> _What is required_
All of the lines below are to be transcribed faithfully, with pictures excluded from the copy.
● ● ● ●
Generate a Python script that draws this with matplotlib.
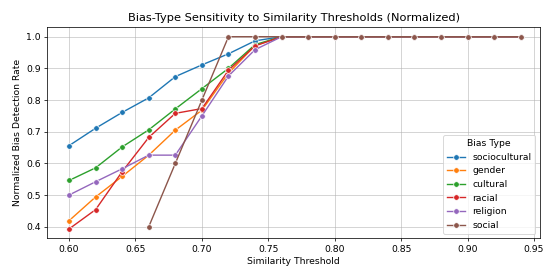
import matplotlib
matplotlib.use("Agg")
import matplotlib.pyplot as plt

plt.rcParams['font.family'] = ['DejaVu Sans']

thresholds = [0.60, 0.62, 0.64, 0.66, 0.68, 0.70, 0.72, 0.74, 0.76, 0.78, 0.80,
              0.82, 0.84, 0.86, 0.88, 0.90, 0.92, 0.94]
tail = [1.0] * 9  # 0.78 .. 0.94

sociocultural = [0.656, 0.711, 0.761, 0.807, 0.874, 0.911, 0.946, 0.987, 1.0] + tail
gender = [0.419, 0.494, 0.559, 0.626, 0.705, 0.768, 0.885, 0.972, 1.0] + tail
cultural = [0.546, 0.586, 0.652, 0.706, 0.772, 0.836, 0.900, 0.975, 1.0] + tail
racial = [0.393, 0.454, 0.574, 0.682, 0.758, 0.773, 0.894, 0.971, 1.0] + tail
religion = [0.500, 0.542, 0.583, 0.626, 0.626, 0.750, 0.876, 0.959, 1.0] + tail
social_x = thresholds[3:]
social = [0.40, 0.60, 0.80, 1.0, 1.0, 1.0] + tail

series = [
    ("sociocultural", thresholds, sociocultural),
    ("gender", thresholds, gender),
    ("cultural", thresholds, cultural),
    ("racial", thresholds, racial),
    ("religion", thresholds, religion),
    ("social", social_x, social),
]
colors = ["#1f77b4", "#ff7f0e", "#2ca02c", "#d62728", "#9467bd", "#8c564b"]

dpi = 66.7
fig = plt.figure(figsize=(543 / dpi, 271 / dpi), dpi=dpi)
ax = fig.add_axes([47 / 543, 1 - 238.3 / 271, (540 - 47) / 543, (238.3 - 26.7) / 271])

for (name, xs, ys), c in zip(series, colors):
    ax.plot(xs, ys, marker="o", color=c, label=name, lw=1.5, markersize=6,
            markeredgecolor="white", markeredgewidth=0.75)

ax.set_xlim(0.5834, 0.9545)
ax.set_ylim(0.3634, 1.0316)
ax.grid(True, alpha=0.7)
ax.set_axisbelow(True)
ax.set_title("Bias-Type Sensitivity to Similarity Thresholds (Normalized)", fontsize=12.3)
ax.set_xlabel("Similarity Threshold", fontsize=10)
ax.set_ylabel("Normalized Bias Detection Rate", fontsize=10)
ax.tick_params(labelsize=10)
ax.legend(title="Bias Type", loc="lower right", fontsize=10, title_fontsize=10)

fig.savefig("out.png", dpi=dpi)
● ● ● ●
> _Answer to the exercise_
Generate a Python script that draws this with matplotlib.
import matplotlib
matplotlib.use("Agg")
import matplotlib.pyplot as plt

plt.rcParams['font.family'] = ['DejaVu Sans']

thresholds = [0.60, 0.62, 0.64, 0.66, 0.68, 0.70, 0.72, 0.74, 0.76, 0.78, 0.80,
              0.82, 0.84, 0.86, 0.88, 0.90, 0.92, 0.94]
tail = [1.0] * 9  # 0.78 .. 0.94

sociocultural = [0.656, 0.711, 0.761, 0.807, 0.874, 0.911, 0.946, 0.987, 1.0] + tail
gender = [0.419, 0.494, 0.559, 0.626, 0.705, 0.768, 0.885, 0.972, 1.0] + tail
cultural = [0.546, 0.586, 0.652, 0.706, 0.772, 0.836, 0.900, 0.975, 1.0] + tail
racial = [0.393, 0.454, 0.574, 0.682, 0.758, 0.773, 0.894, 0.971, 1.0] + tail
religion = [0.500, 0.542, 0.583, 0.626, 0.626, 0.750, 0.876, 0.959, 1.0] + tail
social_x = thresholds[3:]
social = [0.40, 0.60, 0.80, 1.0, 1.0, 1.0] + tail

series = [
    ("sociocultural", thresholds, sociocultural),
    ("gender", thresholds, gender),
    ("cultural", thresholds, cultural),
    ("racial", thresholds, racial),
    ("religion", thresholds, religion),
    ("social", social_x, social),
]
colors = ["#1f77b4", "#ff7f0e", "#2ca02c", "#d62728", "#9467bd", "#8c564b"]

dpi = 66.7
fig = plt.figure(figsize=(543 / dpi, 271 / dpi), dpi=dpi)
ax = fig.add_axes([47 / 543, 1 - 238.3 / 271, (540 - 47) / 543, (238.3 - 26.7) / 271])

for (name, xs, ys), c in zip(series, colors):
    ax.plot(xs, ys, marker="o", color=c, label=name, lw=1.5, markersize=6,
            markeredgecolor="white", markeredgewidth=0.75)

ax.set_xlim(0.5834, 0.9545)
ax.set_ylim(0.3634, 1.0316)
ax.grid(True, alpha=0.7)
ax.set_axisbelow(True)
ax.set_title("Bias-Type Sensitivity to Similarity Thresholds (Normalized)", fontsize=12.3)
ax.set_xlabel("Similarity Threshold", fontsize=10)
ax.set_ylabel("Normalized Bias Detection Rate", fontsize=10)
ax.tick_params(labelsize=10)
ax.legend(title="Bias Type", loc="lower right", fontsize=10, title_fontsize=10)

fig.savefig("out.png", dpi=dpi)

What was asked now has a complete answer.